Plotting code records:
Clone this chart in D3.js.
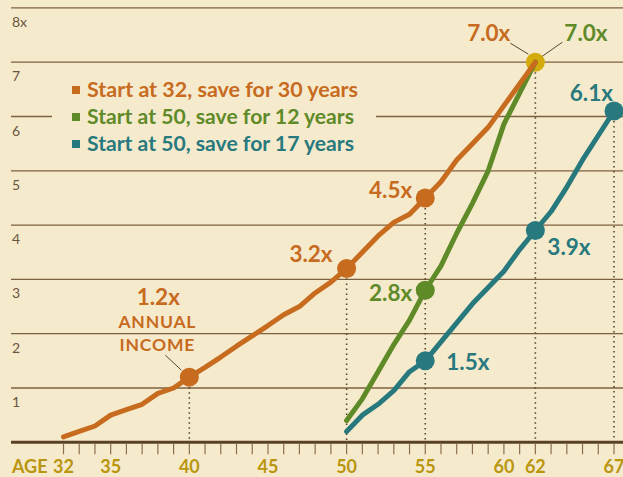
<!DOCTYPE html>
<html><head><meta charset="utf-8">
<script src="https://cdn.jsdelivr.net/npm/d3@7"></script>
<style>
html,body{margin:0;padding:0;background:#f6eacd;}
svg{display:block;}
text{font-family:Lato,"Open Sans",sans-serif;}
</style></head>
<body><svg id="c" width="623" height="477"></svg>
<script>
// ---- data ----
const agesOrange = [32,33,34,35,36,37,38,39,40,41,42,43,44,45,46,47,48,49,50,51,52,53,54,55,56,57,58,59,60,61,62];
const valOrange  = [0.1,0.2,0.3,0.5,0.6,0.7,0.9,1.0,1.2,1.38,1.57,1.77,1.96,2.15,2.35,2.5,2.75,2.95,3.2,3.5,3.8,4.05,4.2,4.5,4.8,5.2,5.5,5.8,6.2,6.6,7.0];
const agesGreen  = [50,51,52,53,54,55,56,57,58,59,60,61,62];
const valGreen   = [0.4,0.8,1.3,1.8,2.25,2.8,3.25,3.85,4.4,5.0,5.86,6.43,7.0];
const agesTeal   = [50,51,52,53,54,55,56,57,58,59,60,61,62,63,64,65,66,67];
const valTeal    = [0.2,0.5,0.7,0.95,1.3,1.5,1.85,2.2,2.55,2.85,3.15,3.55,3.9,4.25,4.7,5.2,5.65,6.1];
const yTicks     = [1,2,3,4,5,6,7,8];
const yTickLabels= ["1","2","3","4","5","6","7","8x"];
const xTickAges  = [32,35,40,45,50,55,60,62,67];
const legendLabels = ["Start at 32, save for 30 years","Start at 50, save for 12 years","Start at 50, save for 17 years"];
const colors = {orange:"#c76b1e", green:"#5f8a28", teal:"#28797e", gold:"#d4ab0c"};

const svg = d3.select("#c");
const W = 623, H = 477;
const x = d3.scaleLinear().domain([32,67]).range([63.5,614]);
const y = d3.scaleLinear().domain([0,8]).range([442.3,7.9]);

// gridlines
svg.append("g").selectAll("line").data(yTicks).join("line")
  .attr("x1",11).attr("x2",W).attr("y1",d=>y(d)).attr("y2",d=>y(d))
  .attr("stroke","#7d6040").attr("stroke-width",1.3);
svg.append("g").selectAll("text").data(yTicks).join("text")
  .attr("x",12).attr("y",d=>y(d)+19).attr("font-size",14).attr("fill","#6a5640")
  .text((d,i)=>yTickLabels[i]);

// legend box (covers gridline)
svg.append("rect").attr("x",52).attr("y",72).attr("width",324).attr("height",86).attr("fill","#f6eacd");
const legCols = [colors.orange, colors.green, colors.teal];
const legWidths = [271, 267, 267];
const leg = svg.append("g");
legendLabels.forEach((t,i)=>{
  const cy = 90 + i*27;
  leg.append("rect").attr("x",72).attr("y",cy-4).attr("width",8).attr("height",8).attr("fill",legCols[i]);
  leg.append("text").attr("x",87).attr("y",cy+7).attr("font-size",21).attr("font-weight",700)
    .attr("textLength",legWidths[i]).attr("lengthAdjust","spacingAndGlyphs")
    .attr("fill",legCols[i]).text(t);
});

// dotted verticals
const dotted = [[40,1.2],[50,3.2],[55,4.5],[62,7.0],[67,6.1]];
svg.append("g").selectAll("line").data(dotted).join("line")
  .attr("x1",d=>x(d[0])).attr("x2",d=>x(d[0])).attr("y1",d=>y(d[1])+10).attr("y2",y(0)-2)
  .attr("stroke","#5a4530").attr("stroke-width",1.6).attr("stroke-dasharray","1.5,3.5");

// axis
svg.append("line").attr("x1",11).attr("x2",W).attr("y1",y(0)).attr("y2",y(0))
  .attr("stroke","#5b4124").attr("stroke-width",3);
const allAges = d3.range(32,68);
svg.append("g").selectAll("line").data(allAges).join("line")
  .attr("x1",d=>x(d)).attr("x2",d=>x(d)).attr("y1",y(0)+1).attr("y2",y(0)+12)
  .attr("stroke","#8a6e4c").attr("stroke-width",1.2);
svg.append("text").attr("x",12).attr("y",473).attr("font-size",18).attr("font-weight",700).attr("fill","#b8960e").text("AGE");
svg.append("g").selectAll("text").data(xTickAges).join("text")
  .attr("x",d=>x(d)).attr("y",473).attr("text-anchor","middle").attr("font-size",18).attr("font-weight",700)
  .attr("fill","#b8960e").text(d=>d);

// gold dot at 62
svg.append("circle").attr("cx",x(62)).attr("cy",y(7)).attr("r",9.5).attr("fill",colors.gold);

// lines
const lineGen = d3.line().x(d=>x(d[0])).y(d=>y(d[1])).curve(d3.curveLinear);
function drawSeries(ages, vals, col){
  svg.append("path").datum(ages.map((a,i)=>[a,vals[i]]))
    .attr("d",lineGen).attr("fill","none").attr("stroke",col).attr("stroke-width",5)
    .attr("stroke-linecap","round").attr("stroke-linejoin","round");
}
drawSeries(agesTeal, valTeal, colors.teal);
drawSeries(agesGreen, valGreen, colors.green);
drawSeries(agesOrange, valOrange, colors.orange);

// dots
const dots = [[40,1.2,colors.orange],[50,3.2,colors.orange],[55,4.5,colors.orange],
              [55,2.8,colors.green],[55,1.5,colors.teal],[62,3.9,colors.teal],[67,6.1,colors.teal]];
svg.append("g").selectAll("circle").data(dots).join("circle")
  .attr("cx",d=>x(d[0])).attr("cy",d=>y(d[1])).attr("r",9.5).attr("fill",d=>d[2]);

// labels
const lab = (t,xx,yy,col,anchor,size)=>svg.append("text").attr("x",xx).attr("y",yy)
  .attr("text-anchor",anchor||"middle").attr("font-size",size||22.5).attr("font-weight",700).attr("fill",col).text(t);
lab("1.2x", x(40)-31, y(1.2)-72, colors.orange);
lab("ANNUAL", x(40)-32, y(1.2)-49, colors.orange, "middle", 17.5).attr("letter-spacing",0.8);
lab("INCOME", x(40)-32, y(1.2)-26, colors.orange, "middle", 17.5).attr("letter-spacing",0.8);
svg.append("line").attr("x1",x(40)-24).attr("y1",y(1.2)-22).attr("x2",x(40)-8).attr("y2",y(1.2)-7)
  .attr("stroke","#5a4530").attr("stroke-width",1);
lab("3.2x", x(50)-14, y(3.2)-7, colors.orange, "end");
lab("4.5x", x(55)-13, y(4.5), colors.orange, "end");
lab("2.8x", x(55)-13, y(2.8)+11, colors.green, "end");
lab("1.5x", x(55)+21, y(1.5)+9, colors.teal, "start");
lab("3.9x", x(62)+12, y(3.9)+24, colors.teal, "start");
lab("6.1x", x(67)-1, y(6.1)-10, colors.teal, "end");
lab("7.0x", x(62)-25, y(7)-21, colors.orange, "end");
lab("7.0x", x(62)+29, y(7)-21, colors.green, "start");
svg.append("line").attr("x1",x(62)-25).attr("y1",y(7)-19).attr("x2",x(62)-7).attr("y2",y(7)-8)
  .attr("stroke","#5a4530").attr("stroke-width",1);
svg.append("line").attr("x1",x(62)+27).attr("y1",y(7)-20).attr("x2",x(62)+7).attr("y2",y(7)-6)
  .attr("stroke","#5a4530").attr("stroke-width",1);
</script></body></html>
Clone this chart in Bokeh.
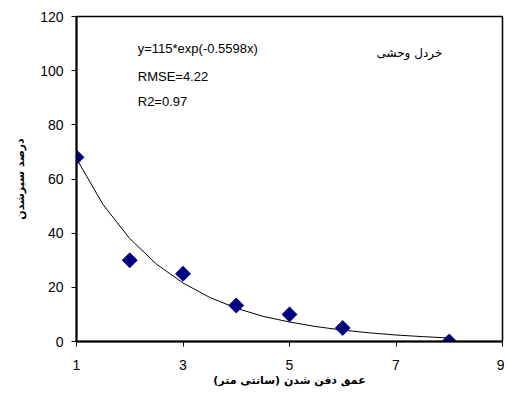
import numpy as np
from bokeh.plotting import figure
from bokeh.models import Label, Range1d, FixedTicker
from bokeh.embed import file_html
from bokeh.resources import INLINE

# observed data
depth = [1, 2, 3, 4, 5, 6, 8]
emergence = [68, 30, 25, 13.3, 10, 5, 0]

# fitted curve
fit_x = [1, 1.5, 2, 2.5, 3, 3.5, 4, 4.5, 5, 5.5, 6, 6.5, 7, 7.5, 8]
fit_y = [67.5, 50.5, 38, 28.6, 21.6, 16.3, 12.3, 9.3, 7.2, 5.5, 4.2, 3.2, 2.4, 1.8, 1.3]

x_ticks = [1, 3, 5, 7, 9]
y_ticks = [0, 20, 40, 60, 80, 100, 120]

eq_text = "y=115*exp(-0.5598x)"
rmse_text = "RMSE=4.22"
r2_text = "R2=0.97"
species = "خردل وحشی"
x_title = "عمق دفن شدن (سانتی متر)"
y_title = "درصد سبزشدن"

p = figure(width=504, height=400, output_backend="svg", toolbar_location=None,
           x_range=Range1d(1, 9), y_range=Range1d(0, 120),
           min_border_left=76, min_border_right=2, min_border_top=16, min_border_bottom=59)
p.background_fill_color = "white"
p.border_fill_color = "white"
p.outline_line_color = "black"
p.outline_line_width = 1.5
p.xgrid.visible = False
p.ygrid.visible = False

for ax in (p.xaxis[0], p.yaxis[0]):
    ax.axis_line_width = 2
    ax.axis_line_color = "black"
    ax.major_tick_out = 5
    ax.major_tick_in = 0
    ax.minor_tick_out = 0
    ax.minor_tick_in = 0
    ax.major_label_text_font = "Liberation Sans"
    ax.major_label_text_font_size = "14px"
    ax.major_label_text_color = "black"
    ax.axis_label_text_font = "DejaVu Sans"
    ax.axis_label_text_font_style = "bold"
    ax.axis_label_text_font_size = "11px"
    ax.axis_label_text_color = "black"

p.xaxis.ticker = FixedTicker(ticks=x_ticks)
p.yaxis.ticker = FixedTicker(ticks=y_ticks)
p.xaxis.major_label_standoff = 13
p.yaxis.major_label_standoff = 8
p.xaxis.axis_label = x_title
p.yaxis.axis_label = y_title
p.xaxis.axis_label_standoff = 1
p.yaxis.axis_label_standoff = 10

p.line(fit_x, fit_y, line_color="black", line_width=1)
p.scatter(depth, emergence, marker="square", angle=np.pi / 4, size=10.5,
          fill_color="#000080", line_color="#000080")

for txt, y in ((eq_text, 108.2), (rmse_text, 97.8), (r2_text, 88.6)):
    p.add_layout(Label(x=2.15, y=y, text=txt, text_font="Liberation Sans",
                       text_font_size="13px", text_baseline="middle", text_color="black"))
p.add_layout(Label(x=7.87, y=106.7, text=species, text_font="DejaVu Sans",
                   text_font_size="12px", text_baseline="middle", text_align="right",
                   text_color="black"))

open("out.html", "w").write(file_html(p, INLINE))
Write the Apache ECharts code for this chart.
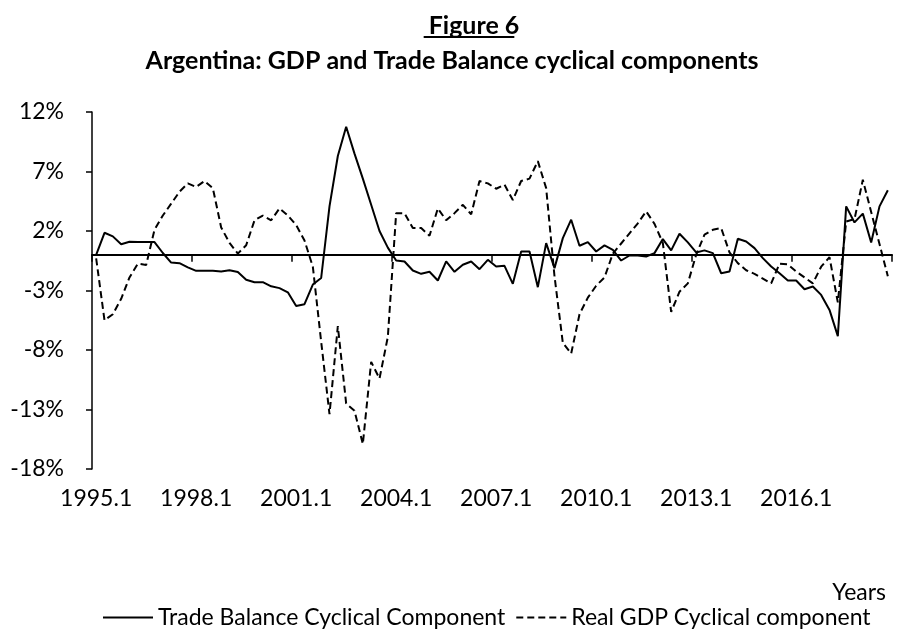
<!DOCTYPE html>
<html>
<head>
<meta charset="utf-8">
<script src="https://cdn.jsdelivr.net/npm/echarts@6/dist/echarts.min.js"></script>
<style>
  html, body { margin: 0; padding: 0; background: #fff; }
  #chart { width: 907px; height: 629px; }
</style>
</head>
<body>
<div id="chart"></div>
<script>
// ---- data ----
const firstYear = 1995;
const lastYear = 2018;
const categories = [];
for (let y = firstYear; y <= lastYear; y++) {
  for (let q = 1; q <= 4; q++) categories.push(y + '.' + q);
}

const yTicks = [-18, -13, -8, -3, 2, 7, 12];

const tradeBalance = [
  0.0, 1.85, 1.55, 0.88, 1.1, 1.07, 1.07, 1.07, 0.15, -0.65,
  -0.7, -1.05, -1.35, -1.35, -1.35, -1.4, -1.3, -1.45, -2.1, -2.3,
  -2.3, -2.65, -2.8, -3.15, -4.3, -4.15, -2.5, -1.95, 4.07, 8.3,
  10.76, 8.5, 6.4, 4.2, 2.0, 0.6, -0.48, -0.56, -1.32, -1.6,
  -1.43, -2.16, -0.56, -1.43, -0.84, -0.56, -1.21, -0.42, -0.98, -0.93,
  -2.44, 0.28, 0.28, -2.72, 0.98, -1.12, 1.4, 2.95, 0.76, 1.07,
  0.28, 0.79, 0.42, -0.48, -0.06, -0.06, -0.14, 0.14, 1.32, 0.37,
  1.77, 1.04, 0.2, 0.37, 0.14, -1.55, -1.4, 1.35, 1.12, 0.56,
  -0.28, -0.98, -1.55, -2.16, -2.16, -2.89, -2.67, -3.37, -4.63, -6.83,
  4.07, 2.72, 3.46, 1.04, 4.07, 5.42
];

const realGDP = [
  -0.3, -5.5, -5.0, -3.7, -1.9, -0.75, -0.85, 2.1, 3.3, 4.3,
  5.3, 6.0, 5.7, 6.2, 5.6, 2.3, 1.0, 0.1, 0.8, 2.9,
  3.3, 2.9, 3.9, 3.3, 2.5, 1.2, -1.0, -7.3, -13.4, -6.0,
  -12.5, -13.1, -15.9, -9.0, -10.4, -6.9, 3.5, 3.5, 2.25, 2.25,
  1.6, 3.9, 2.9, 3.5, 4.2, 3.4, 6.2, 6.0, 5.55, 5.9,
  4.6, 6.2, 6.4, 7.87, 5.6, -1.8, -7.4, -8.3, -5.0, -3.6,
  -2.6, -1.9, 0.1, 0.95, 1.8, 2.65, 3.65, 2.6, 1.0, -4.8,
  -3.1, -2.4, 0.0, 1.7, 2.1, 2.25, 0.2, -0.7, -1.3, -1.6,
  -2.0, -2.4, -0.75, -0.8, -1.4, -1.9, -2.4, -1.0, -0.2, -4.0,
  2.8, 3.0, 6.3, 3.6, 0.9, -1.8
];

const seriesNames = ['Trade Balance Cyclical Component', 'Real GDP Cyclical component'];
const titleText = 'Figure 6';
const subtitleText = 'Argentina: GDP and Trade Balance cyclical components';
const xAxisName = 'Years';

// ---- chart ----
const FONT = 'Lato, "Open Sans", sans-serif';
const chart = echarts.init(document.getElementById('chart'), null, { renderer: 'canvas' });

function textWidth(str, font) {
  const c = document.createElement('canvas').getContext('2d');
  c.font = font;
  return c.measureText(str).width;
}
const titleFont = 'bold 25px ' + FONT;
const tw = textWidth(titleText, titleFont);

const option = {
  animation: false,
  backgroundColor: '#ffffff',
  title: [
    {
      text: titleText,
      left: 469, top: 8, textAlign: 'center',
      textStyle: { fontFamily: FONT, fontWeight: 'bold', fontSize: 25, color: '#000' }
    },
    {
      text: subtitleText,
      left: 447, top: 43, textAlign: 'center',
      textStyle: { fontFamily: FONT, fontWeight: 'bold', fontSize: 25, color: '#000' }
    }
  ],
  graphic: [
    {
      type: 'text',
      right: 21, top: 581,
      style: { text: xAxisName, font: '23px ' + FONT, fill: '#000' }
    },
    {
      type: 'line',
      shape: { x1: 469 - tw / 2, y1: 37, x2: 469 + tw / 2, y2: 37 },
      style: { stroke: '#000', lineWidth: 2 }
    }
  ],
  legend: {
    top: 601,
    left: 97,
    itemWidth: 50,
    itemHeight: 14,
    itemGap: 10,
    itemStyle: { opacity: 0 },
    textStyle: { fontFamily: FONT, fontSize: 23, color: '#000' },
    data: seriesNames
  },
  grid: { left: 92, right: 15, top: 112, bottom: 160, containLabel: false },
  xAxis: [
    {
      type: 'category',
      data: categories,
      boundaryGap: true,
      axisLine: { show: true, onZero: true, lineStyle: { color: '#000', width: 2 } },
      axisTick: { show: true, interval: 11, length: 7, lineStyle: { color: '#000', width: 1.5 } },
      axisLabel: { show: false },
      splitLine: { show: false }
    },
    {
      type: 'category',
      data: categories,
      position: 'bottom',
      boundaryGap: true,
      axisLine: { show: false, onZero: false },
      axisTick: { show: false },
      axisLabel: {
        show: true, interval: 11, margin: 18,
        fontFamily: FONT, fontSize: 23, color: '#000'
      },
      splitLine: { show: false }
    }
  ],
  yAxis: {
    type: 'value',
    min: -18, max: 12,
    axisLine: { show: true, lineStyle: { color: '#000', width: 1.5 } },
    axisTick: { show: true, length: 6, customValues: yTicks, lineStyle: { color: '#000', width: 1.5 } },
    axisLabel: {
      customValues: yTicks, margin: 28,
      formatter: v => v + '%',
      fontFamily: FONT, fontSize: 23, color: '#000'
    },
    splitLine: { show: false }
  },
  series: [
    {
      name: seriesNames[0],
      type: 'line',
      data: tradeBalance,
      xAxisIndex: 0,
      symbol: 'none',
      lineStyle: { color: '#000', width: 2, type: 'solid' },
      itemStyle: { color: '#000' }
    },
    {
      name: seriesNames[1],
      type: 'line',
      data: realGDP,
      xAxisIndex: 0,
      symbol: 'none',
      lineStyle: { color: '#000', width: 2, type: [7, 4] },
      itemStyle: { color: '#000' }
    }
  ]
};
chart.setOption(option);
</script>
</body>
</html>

-- TASK OBJECTIVE --
Omit the pictures. Extract exactly the lines that begin with the one holding "Clone this chart in Bokeh." and end with the one holding "p.ygrid.visible = False", inclusive.

-- FINAL ANSWER --
Clone this chart in Bokeh.
import numpy as np
from bokeh.plotting import figure
from bokeh.models import Label, Range1d, FixedTicker
from bokeh.embed import file_html
from bokeh.resources import INLINE

# observed data
depth = [1, 2, 3, 4, 5, 6, 8]
emergence = [68, 30, 25, 13.3, 10, 5, 0]

# fitted curve
fit_x = [1, 1.5, 2, 2.5, 3, 3.5, 4, 4.5, 5, 5.5, 6, 6.5, 7, 7.5, 8]
fit_y = [67.5, 50.5, 38, 28.6, 21.6, 16.3, 12.3, 9.3, 7.2, 5.5, 4.2, 3.2, 2.4, 1.8, 1.3]

x_ticks = [1, 3, 5, 7, 9]
y_ticks = [0, 20, 40, 60, 80, 100, 120]

eq_text = "y=115*exp(-0.5598x)"
rmse_text = "RMSE=4.22"
r2_text = "R2=0.97"
species = "خردل وحشی"
x_title = "عمق دفن شدن (سانتی متر)"
y_title = "درصد سبزشدن"

p = figure(width=504, height=400, output_backend="svg", toolbar_location=None,
           x_range=Range1d(1, 9), y_range=Range1d(0, 120),
           min_border_left=76, min_border_right=2, min_border_top=16, min_border_bottom=59)
p.background_fill_color = "white"
p.border_fill_color = "white"
p.outline_line_color = "black"
p.outline_line_width = 1.5
p.xgrid.visible = False
p.ygrid.visible = False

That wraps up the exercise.